Stuck on the formula of spectral radius

Question

I am having two questions on spectral radius:

We denote spectral radius of a matrix $A$ by $\rho(A)$

Question 1: Is it true that for any two matrices $A,B$,

$\rho(A+B)\le \rho(A)+\rho(B)$

When does it hold?

Question 2:

Is it true that $\rho(A)=\max_{||x||=1} x^TAx$?

If it holds then is it not true that $\rho(A+B)= \rho(A)+\rho(B)$?

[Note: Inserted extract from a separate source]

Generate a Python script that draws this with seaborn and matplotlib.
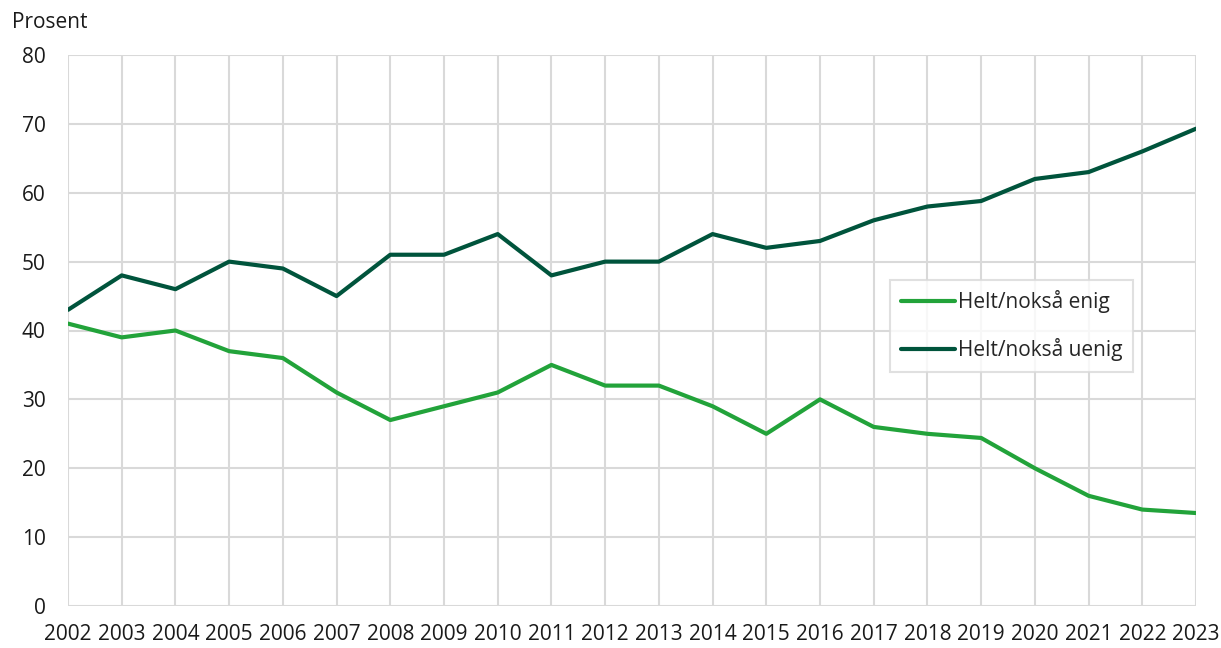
import numpy as np
import pandas as pd
import matplotlib
matplotlib.use("Agg")
import matplotlib.pyplot as plt
import seaborn as sns

years = list(range(2002, 2024))
enig = [41, 39, 40, 37, 36, 31, 27, 29, 31, 35, 32, 32, 29, 25, 30, 26, 25, 24.4, 20, 16, 14, 13.5]
uenig = [43, 48, 46, 50, 49, 45, 51, 51, 54, 48, 50, 50, 54, 52, 53, 56, 58, 58.8, 62, 63, 66, 69.3]
series_names = ["Helt/nokså enig", "Helt/nokså uenig"]
colors = ["#22a33a", "#00543c"]

df = pd.DataFrame({
    "År": years * 2,
    "Prosent": enig + uenig,
    "Serie": [series_names[0]] * len(years) + [series_names[1]] * len(years),
})

sns.set_theme(style="white")
plt.rcParams["font.family"] = ["Open Sans", "DejaVu Sans"]

fig = plt.figure(figsize=(12.21, 6.48), dpi=100)
ax = fig.add_axes([68 / 1221, 42 / 648, 1128 / 1221, 551 / 648])

sns.lineplot(data=df, x="År", y="Prosent", hue="Serie", palette=colors,
             linewidth=3.0, ax=ax, solid_capstyle="round")

ax.set_xlim(2002, 2023)
ax.set_ylim(0, 80)
ax.set_xticks(years)
ax.set_xticklabels([str(y) for y in years])
ax.set_yticks(range(0, 81, 10))
ax.grid(True, color="#d9d9d9", linewidth=1.5)
ax.set_axisbelow(True)
for s in ax.spines.values():
    s.set_visible(False)
ax.tick_params(axis="both", length=0, labelsize=15, colors="#1a1a1a")
ax.tick_params(axis="x", pad=13)
ax.tick_params(axis="y", pad=16)
ax.set_xlabel("")
ax.set_ylabel("")
fig.text(12 / 1221, 1 - 22 / 648, "Prosent", fontsize=15, color="#1a1a1a", va="center", ha="left")

leg = ax.legend(loc="upper left", bbox_to_anchor=(0.729, 0.592), borderaxespad=0,
                frameon=True, fancybox=False, fontsize=15, handlelength=2.6,
                handletextpad=0.15, labelspacing=1.2, borderpad=0.5)
leg.get_frame().set_edgecolor("#d9d9d9")
leg.get_frame().set_linewidth(1.5)
for line in leg.get_lines():
    line.set_linewidth(3.0)
    line.set_solid_capstyle("round")

fig.savefig("out.png", dpi=100)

because $\rho(A+B)=\max_{||x||=1} x^T(A+B)x=\max_{||x||=1} x^T(A)x+\max_{||x||=1} x^T(B)x=\rho(A)+\rho(B)$

I am stuck on these two questions. Can someone please help me out? If some more information is needed please reach me.

Answer 1

Question 1 holds when;

1. $A$ and $B$ are normal. Because in this case $\rho(A) = \lVert A \rVert_2$, which means $$ \rho(A+B) \leq \lVert A + B \rVert_2 \leq \lVert A \rVert_2 + \lVert B \rVert_2 = \rho(A) + \rho(B) $$ Note: $A+B$ may not be normal, but the first inequality holds for all matrices.
2. $A$ and $B$ are simultaneously upper-triangulizable, i.e. there exists an invertible $T$ such that $U_A:=T^{-1}AT$ and $U_B:=T^{-1}BT$ are upper triangular, in which case equality occurs. $$ \rho(A+B) = \rho(T^{-1} (A+B) T) = \rho(U_A + U_B) = \rho(A) + \rho(B)$$
3. $AB = BA$ (special case of 2)

For Question 2, both claims are not true. However, for a symmetric matrix $A$ $$\lambda_\max(A)=\max_{\lVert x \rVert=1} x^T A x$$ holds. Note that this is not equivalent to $\rho(A)$, which is the maximum absolute value of the eigenvalues. So, for symmetric matrices $$\lambda_\max(A+B)=\max_{\lVert x \rVert=1} x^T (A+B) x \leq \max_{\lVert x \rVert=1} x^T A x + \max_{\lVert x \rVert=1} x^T B x = \lambda_\max(A)+\lambda_\max(B)$$ holds.

Answer 2

For example, try $A = \pmatrix{0 & 1 \cr 0 & 0\cr}$ and $B = A^\top$.